HC Deb 15 June 1992 vol 209 c645
32. Mr. Cyril D. Townsend

To ask the Attorney-General when he expects to bring prosecutions under the War Crimes Act 1991.

The Attorney-General

Both the Metropolitan police and the Crown prosecution service have dedicated teams examining the evidence relating to alleged war crimes. It has been possible to narrow and focus the area of investigation, but the question of prosecutions must await completion of individual investigations and a careful scrutiny of all the evidence obtained.

Mr. Townsend

Is it not disgraceful that this country is about to follow the old Soviet Union and modern Israel in staging vindictive war crimes trials? Is it not true that we are dealing with only three elderly individuals, all former citizens of the Baltic states? Is it not also highly unlikely that any one of them would be alive to be sentenced if he were found guilty? Would it not be wise to bring this whole stupid business to a rapid end?

The Attorney-General

The investigations followed a statutory enactment in accordance with the will of Parliament, but any prosecution decision will be taken in accordance with the principles that apply to all other prosecutions, in which fairness to all parties, including the accused, is an important, if not an essential, part.

Mr. Janner

Does the right hon. and learned Gentleman accept that prosecution for war crimes is not regarded as a stupid business, as has been alleged, by anyone with any real or certainly any personal involvement in the mass murders concerned?
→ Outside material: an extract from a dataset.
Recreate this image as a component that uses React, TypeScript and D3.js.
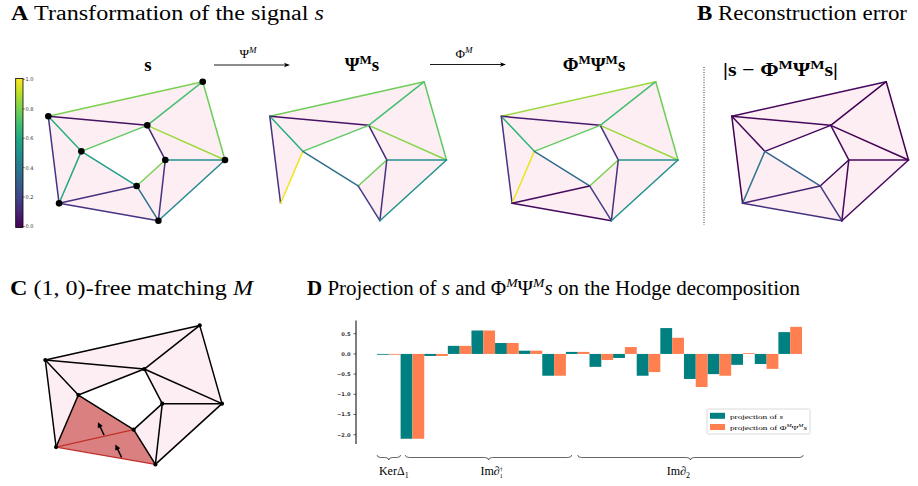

In view of the decision of the House, by an overwhelming majority from both sides, will the Attorney-General please confirm that when the evidence is ready, it will be assessed by the Director of Public Prosecutions and that she will decide, as he has said, on the ordinary principles of our law, whether there is sufficient evidence to warrant prosecution and, if there is sufficient evidence, prosecutions will proceed as swiftly as is possible and proper?

The Attorney-General

The evidence, as and when or if and when it appears and appears to be sufficient to give rise to a prosecution, will be assessed against the ordinary criteria, without fear or favour, affection or ill will.